(Stored data entries)
· · · · · · ·

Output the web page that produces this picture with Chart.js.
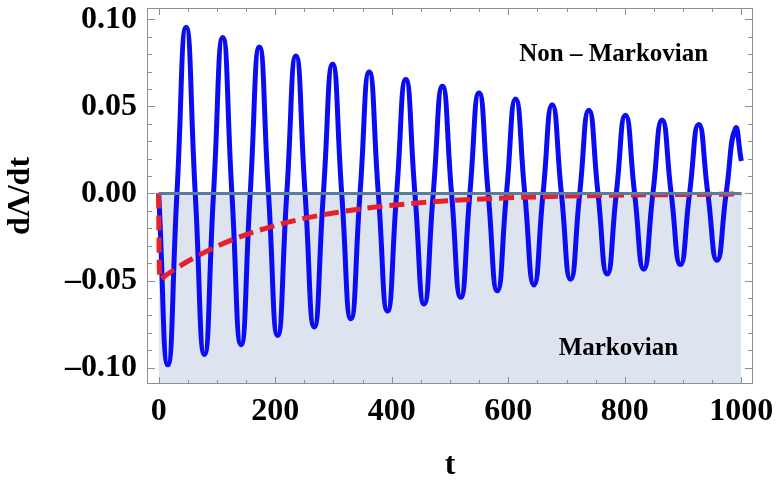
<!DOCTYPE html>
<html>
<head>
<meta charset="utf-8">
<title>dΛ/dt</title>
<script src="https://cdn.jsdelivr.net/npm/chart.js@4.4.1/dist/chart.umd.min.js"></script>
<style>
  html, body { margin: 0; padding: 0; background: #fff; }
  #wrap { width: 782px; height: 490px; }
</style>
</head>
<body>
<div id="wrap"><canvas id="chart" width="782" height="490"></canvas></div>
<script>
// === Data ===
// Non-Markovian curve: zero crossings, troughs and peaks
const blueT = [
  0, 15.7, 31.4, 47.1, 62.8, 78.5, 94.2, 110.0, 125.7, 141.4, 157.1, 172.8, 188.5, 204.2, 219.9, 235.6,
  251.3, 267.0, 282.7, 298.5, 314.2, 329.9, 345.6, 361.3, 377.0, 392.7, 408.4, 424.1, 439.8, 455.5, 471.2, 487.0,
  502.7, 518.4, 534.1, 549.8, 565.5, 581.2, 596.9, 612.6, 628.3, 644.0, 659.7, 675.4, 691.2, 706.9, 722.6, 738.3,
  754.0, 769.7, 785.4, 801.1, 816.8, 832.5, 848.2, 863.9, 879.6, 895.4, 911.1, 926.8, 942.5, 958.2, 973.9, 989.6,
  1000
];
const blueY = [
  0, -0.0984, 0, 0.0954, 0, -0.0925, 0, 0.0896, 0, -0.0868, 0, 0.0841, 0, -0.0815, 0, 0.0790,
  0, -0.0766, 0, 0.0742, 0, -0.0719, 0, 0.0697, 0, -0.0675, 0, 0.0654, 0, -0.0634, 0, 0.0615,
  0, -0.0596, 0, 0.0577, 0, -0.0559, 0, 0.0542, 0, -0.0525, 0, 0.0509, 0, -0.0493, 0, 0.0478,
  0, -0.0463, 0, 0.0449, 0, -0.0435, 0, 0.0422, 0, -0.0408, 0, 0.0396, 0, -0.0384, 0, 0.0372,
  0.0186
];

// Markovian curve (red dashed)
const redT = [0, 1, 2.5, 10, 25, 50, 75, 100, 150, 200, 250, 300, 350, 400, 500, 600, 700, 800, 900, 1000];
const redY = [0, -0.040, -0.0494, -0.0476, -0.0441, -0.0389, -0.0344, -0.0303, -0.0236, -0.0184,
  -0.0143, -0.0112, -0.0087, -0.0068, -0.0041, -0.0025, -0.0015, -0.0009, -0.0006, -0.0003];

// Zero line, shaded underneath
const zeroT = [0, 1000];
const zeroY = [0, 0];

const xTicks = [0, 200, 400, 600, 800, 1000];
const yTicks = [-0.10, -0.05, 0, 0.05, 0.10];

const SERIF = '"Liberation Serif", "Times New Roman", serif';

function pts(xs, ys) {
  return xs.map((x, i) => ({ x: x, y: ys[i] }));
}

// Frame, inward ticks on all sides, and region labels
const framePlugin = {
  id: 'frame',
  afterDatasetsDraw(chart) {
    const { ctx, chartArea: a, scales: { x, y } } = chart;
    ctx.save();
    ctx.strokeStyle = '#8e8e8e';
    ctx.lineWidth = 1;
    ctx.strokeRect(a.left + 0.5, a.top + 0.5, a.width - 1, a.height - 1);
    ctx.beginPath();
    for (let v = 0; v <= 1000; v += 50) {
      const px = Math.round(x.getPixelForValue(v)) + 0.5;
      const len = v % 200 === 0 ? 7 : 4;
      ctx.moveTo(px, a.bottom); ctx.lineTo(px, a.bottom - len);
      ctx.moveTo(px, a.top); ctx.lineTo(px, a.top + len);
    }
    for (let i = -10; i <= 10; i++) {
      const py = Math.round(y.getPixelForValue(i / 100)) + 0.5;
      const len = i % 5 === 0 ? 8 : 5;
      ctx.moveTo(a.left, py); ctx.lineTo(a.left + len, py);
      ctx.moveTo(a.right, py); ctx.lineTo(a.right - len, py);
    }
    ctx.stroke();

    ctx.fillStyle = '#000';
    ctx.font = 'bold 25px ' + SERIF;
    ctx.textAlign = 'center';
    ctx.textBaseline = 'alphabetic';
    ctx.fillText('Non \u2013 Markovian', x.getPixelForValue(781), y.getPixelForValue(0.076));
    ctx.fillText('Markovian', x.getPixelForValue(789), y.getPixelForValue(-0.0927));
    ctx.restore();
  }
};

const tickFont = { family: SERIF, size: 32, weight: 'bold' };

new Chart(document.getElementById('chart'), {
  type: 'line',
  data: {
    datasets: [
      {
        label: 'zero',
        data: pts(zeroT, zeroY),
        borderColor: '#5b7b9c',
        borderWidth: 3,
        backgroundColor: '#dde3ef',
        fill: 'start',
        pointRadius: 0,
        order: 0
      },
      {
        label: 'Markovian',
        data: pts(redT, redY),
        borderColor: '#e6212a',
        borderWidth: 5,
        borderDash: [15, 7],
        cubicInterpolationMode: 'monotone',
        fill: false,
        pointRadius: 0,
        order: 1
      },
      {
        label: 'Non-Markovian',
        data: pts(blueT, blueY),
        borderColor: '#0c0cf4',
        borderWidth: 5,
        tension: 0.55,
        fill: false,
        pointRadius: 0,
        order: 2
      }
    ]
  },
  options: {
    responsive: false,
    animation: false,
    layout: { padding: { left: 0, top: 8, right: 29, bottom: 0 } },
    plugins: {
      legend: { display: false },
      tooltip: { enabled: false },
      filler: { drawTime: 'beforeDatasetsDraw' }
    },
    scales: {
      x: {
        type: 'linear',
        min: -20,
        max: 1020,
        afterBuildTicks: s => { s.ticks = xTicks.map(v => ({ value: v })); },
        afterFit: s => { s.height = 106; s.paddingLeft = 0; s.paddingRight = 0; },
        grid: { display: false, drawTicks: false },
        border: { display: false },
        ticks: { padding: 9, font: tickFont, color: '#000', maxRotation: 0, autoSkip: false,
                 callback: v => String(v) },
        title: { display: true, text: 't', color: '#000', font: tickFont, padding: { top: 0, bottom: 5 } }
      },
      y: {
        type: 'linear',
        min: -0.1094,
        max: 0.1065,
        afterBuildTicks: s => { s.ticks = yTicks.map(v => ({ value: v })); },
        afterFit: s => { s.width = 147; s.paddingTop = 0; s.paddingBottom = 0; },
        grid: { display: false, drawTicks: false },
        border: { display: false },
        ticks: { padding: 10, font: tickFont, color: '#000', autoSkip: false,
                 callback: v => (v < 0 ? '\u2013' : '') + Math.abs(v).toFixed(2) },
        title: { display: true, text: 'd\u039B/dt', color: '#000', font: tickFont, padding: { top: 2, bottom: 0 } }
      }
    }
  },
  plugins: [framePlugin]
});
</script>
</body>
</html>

· · · · · · ·

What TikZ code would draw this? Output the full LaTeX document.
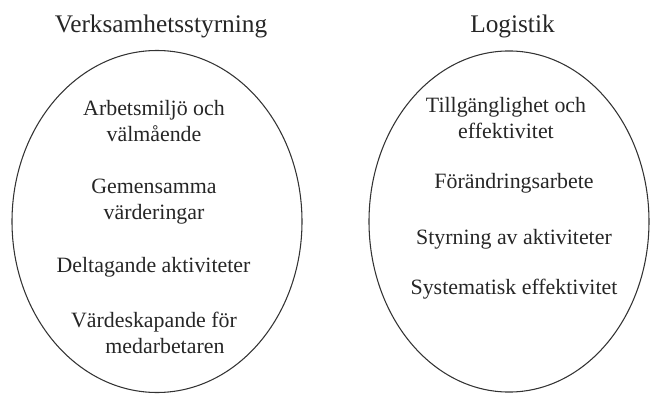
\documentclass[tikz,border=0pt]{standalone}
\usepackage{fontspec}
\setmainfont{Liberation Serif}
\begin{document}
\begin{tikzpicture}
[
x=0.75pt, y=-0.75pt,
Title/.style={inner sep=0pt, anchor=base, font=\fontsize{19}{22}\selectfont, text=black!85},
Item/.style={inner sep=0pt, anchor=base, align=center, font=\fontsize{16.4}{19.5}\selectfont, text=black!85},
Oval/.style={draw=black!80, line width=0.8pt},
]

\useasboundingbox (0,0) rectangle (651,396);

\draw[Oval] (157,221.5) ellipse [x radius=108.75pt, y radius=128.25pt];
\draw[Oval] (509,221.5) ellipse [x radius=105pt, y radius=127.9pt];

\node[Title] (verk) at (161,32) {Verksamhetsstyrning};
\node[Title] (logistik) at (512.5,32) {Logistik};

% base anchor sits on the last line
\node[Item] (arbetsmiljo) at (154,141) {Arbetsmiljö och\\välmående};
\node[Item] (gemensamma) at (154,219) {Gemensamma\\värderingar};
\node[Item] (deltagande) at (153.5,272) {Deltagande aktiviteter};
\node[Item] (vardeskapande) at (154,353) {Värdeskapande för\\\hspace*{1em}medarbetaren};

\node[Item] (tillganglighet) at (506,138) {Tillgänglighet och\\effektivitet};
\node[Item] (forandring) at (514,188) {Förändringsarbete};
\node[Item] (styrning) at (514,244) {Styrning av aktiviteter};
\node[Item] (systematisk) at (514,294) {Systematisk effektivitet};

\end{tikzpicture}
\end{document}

· · · · · · ·

Pick out the lines above that hold the string "Output" and show them.

Output the web page that produces this picture with Chart.js.
What TikZ code would draw this? Output the full LaTeX document.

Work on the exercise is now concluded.